Hand propping isn't an (easy) option with a shower of sparks system.
 
There is absoloutly nothing drawing current when the master is off, in my airplane. Even the old Narco Mk12D doesn't draw anything, as the memory wire has never been connected. The clock is a "stupid mechanical" one, it draws exactly 0 amps ;)

Just don't try to take an Instrument checkride in it! ;) (Clock from ship's power, required.)
 
Heat kills batteries. If you had a borderline weak battery heat and time will expose the weakness.
I disagree.
In my Lance and also sixes and saratogas, battery sits just behind the engine being exposed to heat all the time. Mine is goin for 5th year and many guys I know had it lasted 7+ years
 
If your battery is not too old and charged regularly ( plane flown regularly ) then it should come back to the original shape after slow charging. Good news is warmer temperatures are kinder on dying batteries. If it gets frozen after being drained then its done. Let us know what happens. If you need a new one then as everyone said , concord is the way to go
 
I disagree.
In my Lance and also sixes and saratogas, battery sits just behind the engine being exposed to heat all the time. Mine is goin for 5th year and many guys I know had it lasted 7+ years

Friends in PHX say they get about four years.

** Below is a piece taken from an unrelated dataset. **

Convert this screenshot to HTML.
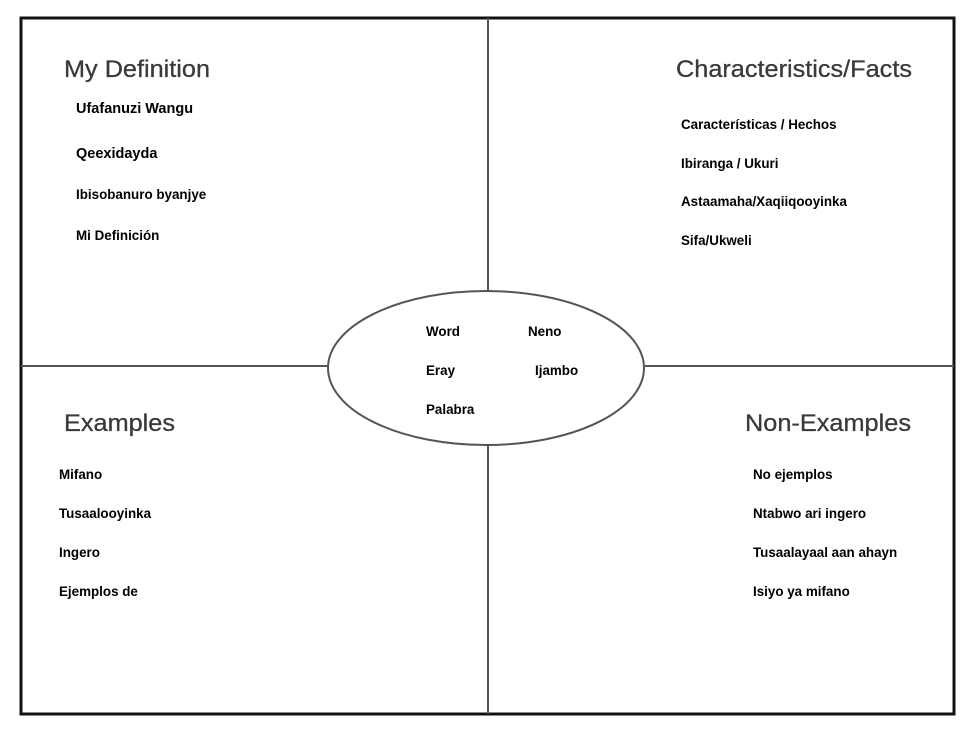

For "heat kills" it has to be quite a bit hotter than most places. But it definitely kills.
 
Typically the water to acid ratio is 80/20, but it can vary. Before going bananas and just adding water to batteries, you need to purchase a battery tester that can measure the water to acid content in each cell. Adding too much water, will damage the battery in the same way adding too much oil to an engine will.

If this battery is old, than little use out of it will end up depleting it even further, making it harder to start and hold ultimately hold a charge. I suggest you invest in a float charger for times when the airplane (battery) will sit idle for extended periods of time. This will help maintain it and keep it on a slow charge at all times.